The right answers didn’t matter. Neither did grammar. The right answers were passé. What mattered was how one felt inside.

Rather than learn how to write declarative sentences, how to think critically, or how to sift the rational from the emotional, we learned how to love ourselves.

This monstrous miscalculation created generations of praise-addicted, validation seekers frozen by their fear of failure—millions crippled with anxiety and depression—alongside legions of narcissists convinced of their destiny with fame.

Visit any social media feed to witness the results of this experiment.

Perhaps the greatest tragedy of the self-esteem movement is that the evangelists got backward its very concept.

Nathaniel Branden, the “godfather” of self-esteem, didn’t say what the evangelists claim he said.

Branden thought the cultivation of self-esteem was a hard-headed pursuit built by effort and failure and the slow building of competence. You try something unfamiliar, you fail, you try again, and you improve. Self-esteem, then, is internal, not external.

You’ll notice that is the opposite of what the self-esteem movement said, and the very opposite of what our modern feelings culture says.

The great irony is that modern experts would find Branden “problematic” or “shaming.”

In his 1994 work, The Six Pillars of Self-Esteem, Branden attacked the mongrelization of his work, and lamented the “oversimplifications and sugar-coatings of the pop psychology” of the time.

“I do not share the belief that self-esteem is a gift we have only to claim (by reciting affirmations, perhaps). On the contrary, its possession over time represents an achievement,” he said.

Branden was especially disturbed by the explosion of a creed that mistook the pedals for the steering wheel: “We do not serve the healthy development of young people when we convey that self-esteem may be achieved by reciting ‘I am special’ every day, or by stroking one’s own face while saying ‘I love me’ . . . ”

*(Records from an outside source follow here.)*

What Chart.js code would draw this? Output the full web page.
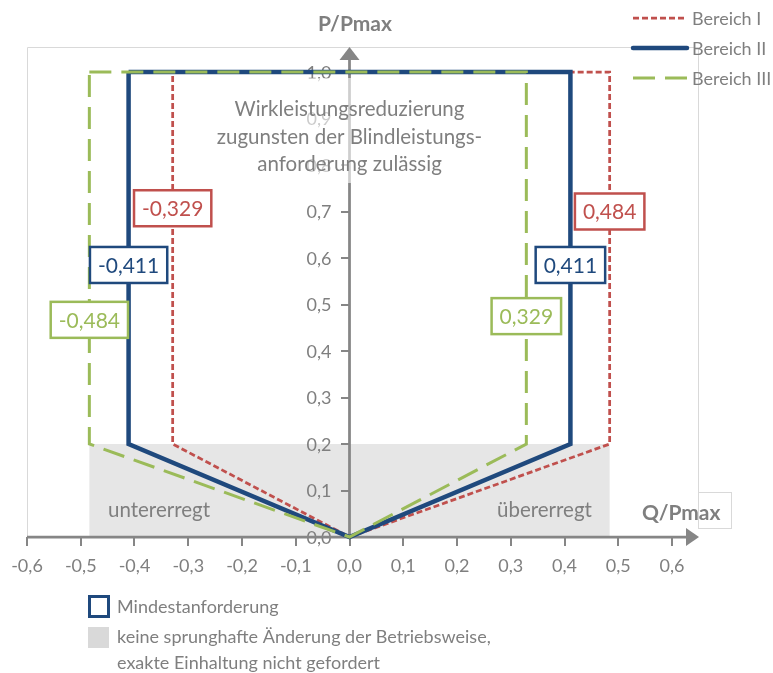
<!DOCTYPE html>
<html>
<head>
<meta charset="utf-8">
<script src="https://cdn.jsdelivr.net/npm/chart.js@4.4.1/dist/chart.umd.min.js"></script>
<style>
  html, body { margin: 0; padding: 0; background: #fff; }
  canvas { display: block; }
</style>
</head>
<body>
<canvas id="graficoBereiche" width="773" height="673"></canvas>
<script>
// Daten
const serien = ['Bereich I', 'Bereich II', 'Bereich III']
const bereich1Q = [-0.329, 0.484, 0.484, 0, -0.329, -0.329]
const bereich1P = [1.0, 1.0, 0.2, 0, 0.2, 1.0]
const bereich2Q = [-0.411, 0.411, 0.411, 0, -0.411, -0.411]
const bereich2P = [1.0, 1.0, 0.2, 0, 0.2, 1.0]
const bereich3Q = [-0.484, 0.329, 0.329, 0, -0.484, -0.484]
const bereich3P = [1.0, 1.0, 0.2, 0, 0.2, 1.0]
const xTicks = [-0.6, -0.5, -0.4, -0.3, -0.2, -0.1, 0, 0.1, 0.2, 0.3, 0.4, 0.5, 0.6]
const yTicks = [0, 0.1, 0.2, 0.3, 0.4, 0.5, 0.6, 0.7, 0.8, 0.9, 1.0]
const zoneQ = [-0.484, 0.484]
const zoneP = [0, 0.2]
const labelQ = [-0.329, -0.411, -0.484, 0.484, 0.411, 0.329]
const labelP = [0.707, 0.585, 0.467, 0.70, 0.585, 0.475]
const labelSerie = [0, 1, 2, 0, 1, 2]

const farben = ['#C0504D', '#1F497D', '#9BBB59']
const grau = '#7F7F7F'
const schrift = 'Lato, "Open Sans", sans-serif'

const zahl = (v, d) => (Math.abs(v) < 1e-9 ? 0 : v).toFixed(d).replace('.', ',')
const punkte = (q, p) => q.map((v, i) => ({ x: v, y: p[i] }))

const deko = {
  id: 'deko',
  beforeDraw(chart) {
    const { ctx, scales: { x, y } } = chart
    ctx.save()
    // Rahmen Zeichnungsfläche
    ctx.strokeStyle = '#D9D9D9'
    ctx.lineWidth = 1
    ctx.beginPath()
    ctx.moveTo(x.left + 0.5, y.bottom)
    ctx.lineTo(x.left + 0.5, 47.5)
    ctx.lineTo(698.5, 47.5)
    ctx.lineTo(698.5, 492.5)
    ctx.stroke()
    ctx.strokeRect(698.5, 492.5, 33, 36)
    // graue Zone
    const zx1 = x.getPixelForValue(zoneQ[0]), zx2 = x.getPixelForValue(zoneQ[1])
    const zy1 = y.getPixelForValue(zoneP[1]), zy2 = y.getPixelForValue(zoneP[0])
    ctx.fillStyle = '#E6E6E6'
    ctx.fillRect(zx1, zy1, zx2 - zx1, zy2 - zy1)
    ctx.restore()
  },
  beforeDatasetsDraw(chart) {
    const { ctx, scales: { x, y } } = chart
    const x0 = x.getPixelForValue(0), y0 = y.getPixelForValue(0)
    ctx.save()
    // Beschriftung der P-Achse links neben der Achse
    ctx.fillStyle = grau
    ctx.font = '18px ' + schrift
    ctx.textAlign = 'right'
    ctx.textBaseline = 'middle'
    y.ticks.forEach((t) => {
      ctx.fillText(zahl(t.value, 1), x0 - 18, y.getPixelForValue(t.value) + 1)
    })
    ctx.strokeStyle = '#868686'
    ctx.fillStyle = '#868686'
    ctx.lineWidth = 2.75
    ctx.beginPath()
    ctx.moveTo(x.left, y0)
    ctx.lineTo(688, y0)
    ctx.moveTo(x0, y0)
    ctx.lineTo(x0, 58)
    ctx.stroke()
    // Pfeile
    ctx.beginPath()
    ctx.moveTo(699, y0)
    ctx.lineTo(686, y0 - 9)
    ctx.lineTo(686, y0 + 9)
    ctx.closePath()
    ctx.fill()
    ctx.beginPath()
    ctx.moveTo(x0, 47)
    ctx.lineTo(x0 - 10, 60)
    ctx.lineTo(x0 + 10, 60)
    ctx.closePath()
    ctx.fill()
    // halbtransparentes Textfeld
    ctx.fillStyle = 'rgba(255,255,255,0.6)'
    ctx.fillRect(228, 78, 242, 105)
    ctx.restore()
  },
  afterDatasetsDraw(chart) {
    const { ctx, scales: { x, y } } = chart
    ctx.save()
    ctx.font = '21px ' + schrift
    ctx.textAlign = 'center'
    ctx.textBaseline = 'middle'
    labelQ.forEach((q, i) => {
      const cx = x.getPixelForValue(q), cy = y.getPixelForValue(labelP[i])
      const txt = zahl(q, 3)
      const w = ctx.measureText(txt).width + 16
      const h = 36
      ctx.fillStyle = '#fff'
      ctx.fillRect(cx - w / 2, cy - h / 2, w, h)
      ctx.strokeStyle = farben[labelSerie[i]]
      ctx.lineWidth = 2.5
      ctx.strokeRect(cx - w / 2, cy - h / 2, w, h)
      ctx.fillStyle = farben[labelSerie[i]]
      ctx.fillText(txt, cx, cy + 1)
    })
    ctx.restore()
  },
  afterDraw(chart) {
    const { ctx, scales: { x } } = chart
    const x0 = x.getPixelForValue(0)
    ctx.save()
    ctx.fillStyle = grau
    // Hinweistext
    ctx.font = '20.5px ' + schrift
    ctx.textAlign = 'center'
    ctx.textBaseline = 'alphabetic'
    ctx.fillText('Wirkleistungsreduzierung', x0, 116)
    ctx.fillText('zugunsten der Blindleistungs-', x0, 144)
    ctx.fillText('anforderung zulässig', x0, 171)
    ctx.textAlign = 'left'
    ctx.fillText('untererregt', 108, 517)
    ctx.fillText('übererregt', 497, 517)
    // Achsentitel
    ctx.font = 'bold 21px ' + schrift
    ctx.textAlign = 'center'
    ctx.fillText('P/Pmax', 355, 31)
    ctx.textAlign = 'left'
    ctx.fillText('Q/Pmax', 642, 520)
    // Legende oben
    ctx.font = '18px ' + schrift
    ctx.textBaseline = 'middle'
    const dashes = [[6, 3], [], [22, 10]]
    const breiten = [2.75, 4.5, 3]
    serien.forEach((s, i) => {
      const ly = 18 + i * 30
      ctx.strokeStyle = farben[i]
      ctx.lineWidth = breiten[i]
      ctx.setLineDash(dashes[i])
      ctx.lineCap = i === 1 ? 'round' : 'butt'
      ctx.beginPath()
      ctx.moveTo(633, ly)
      ctx.lineTo(687, ly)
      ctx.stroke()
      ctx.fillStyle = grau
      ctx.fillText(s, 692, ly + 1)
    })
    ctx.setLineDash([])
    // Legende unten
    ctx.strokeStyle = farben[1]
    ctx.lineWidth = 3
    ctx.strokeRect(89.5, 596.5, 19, 20)
    ctx.fillStyle = '#D9D9D9'
    ctx.fillRect(88, 627, 21, 21)
    ctx.fillStyle = grau
    ctx.font = '18px ' + schrift
    ctx.fillText('Mindestanforderung', 117, 607)
    ctx.fillText('keine sprunghafte Änderung der Betriebsweise,', 117, 637)
    ctx.fillText('exakte Einhaltung nicht gefordert', 117, 663)
    ctx.restore()
  }
}

const lienzo = document.getElementById('graficoBereiche')

new Chart(lienzo, {
  type: 'scatter',
  data: {
    datasets: [
      {
        label: serien[0],
        data: punkte(bereich1Q, bereich1P),
        borderColor: farben[0],
        borderWidth: 2.75,
        borderDash: [6, 3],
        order: 2,
      },
      {
        label: serien[1],
        data: punkte(bereich2Q, bereich2P),
        borderColor: farben[1],
        borderWidth: 4.5,
        order: 1,
      },
      {
        label: serien[2],
        data: punkte(bereich3Q, bereich3P),
        borderColor: farben[2],
        borderWidth: 3,
        borderDash: [22, 10],
        order: 0,
      },
    ],
  },
  options: {
    responsive: false,
    animation: false,
    layout: { padding: { left: 27, right: 101, top: 72, bottom: 136 } },
    datasets: {
      scatter: {
        showLine: true,
        pointRadius: 0,
        pointHoverRadius: 0,
        fill: false,
        clip: false,
        borderJoinStyle: 'miter',
        borderCapStyle: 'butt',
        tension: 0,
      },
    },
    plugins: {
      legend: { display: false },
      tooltip: { enabled: false },
    },
    scales: {
      x: {
        type: 'linear',
        min: -0.6,
        max: 0.6,
        position: { y: 0 },
        afterBuildTicks: (s) => { s.ticks = xTicks.map((v) => ({ value: v })) },
        ticks: {
          callback: (v) => zahl(v, 1),
          color: grau,
          font: { family: schrift, size: 18 },
          padding: 9,
          maxRotation: 0,
          autoSkip: false,
        },
        grid: { drawOnChartArea: false, drawTicks: true, tickLength: 9, color: '#868686', lineWidth: 2 },
        border: { display: false },
      },
      y: {
        type: 'linear',
        min: 0,
        max: 1.0,
        position: { x: 0 },
        afterBuildTicks: (s) => { s.ticks = yTicks.map((v) => ({ value: v })) },
        ticks: { display: false },
        grid: { drawOnChartArea: false, drawTicks: true, tickLength: 9, color: '#868686', lineWidth: 2 },
        border: { display: false },
      },
    },
  },
  plugins: [deko],
})
</script>
</body>
</html>
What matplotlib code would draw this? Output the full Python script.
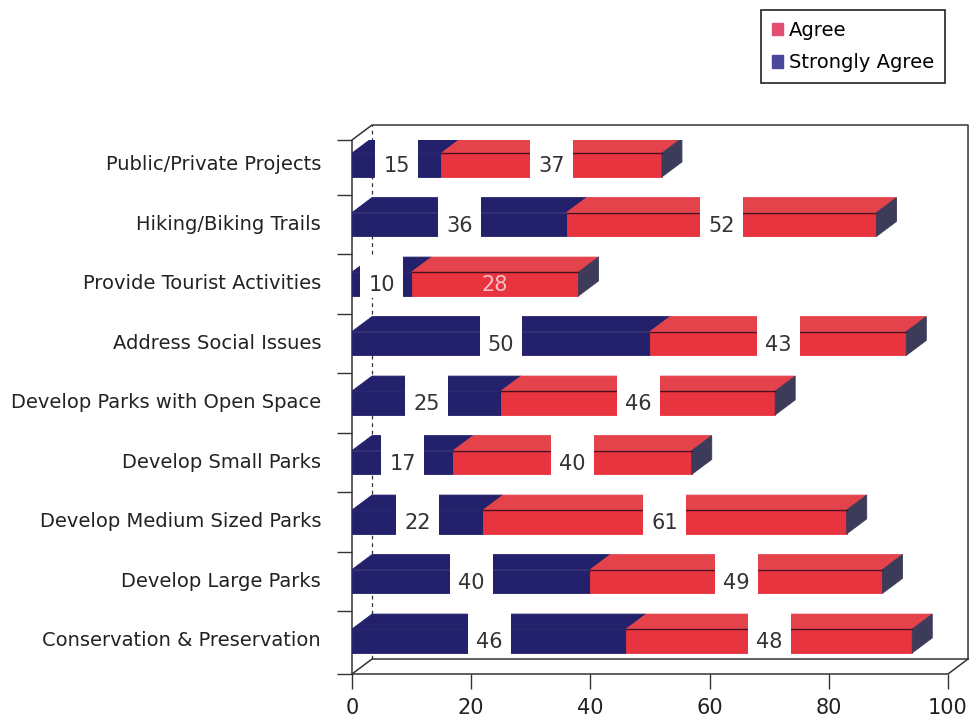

Branden stressed that “feel-good notions are harmful rather than helpful.”

Yet if one examines the proposals offered to teachers on how to raise students’ self-esteem, many are the kind of trivial nonsense that gives self-esteem a bad name, such as praising and applauding a child for virtually everything he or she does, dismissing the importance of objective accomplishments, handing out gold stars on every possible occasion, and propounding an ‘entitlement’ idea of self-esteem that leaves it divorced from both behaviour and character.

Branden said self-esteem must root itself in reality.

Professor Carol Dweck, the author of Mindset, found praising intelligence over effort led to the opposite of what was intended.

Through her experiments with elementary school children, Dweck identified two mindsets: a growth mindset and a fixed mindset.

Children with a growth mindset see their talents, their intelligence, and their abilities as malleable. They’re unafraid of failure. To them, challenges are opportunities. Children with a fixed mindset see their talents, their intelligence, and their abilities as fixed. They’re terrified of failure. To them, challenges are pitfalls.

In Dweck’s experiments, she gave each child a simple task. Researchers praised one group on their ability: “Wow. You did so well on this. You must be smart.”

To the other group, researchers praised their effort: “Wow. You did so well on this. You must have worked really hard.”

The next challenge proved much more arduous than the last. What happened? Those praised for their ability got frustrated, gave up faster, and claimed they weren’t “smart enough” to do the challenge. Those praised for their effort stayed the course, enjoyed the challenge, and put in the work.

Just one sentence of unearned praise froze those children into a fear of failure. So, what did decades of the very same thing do to the rest of us?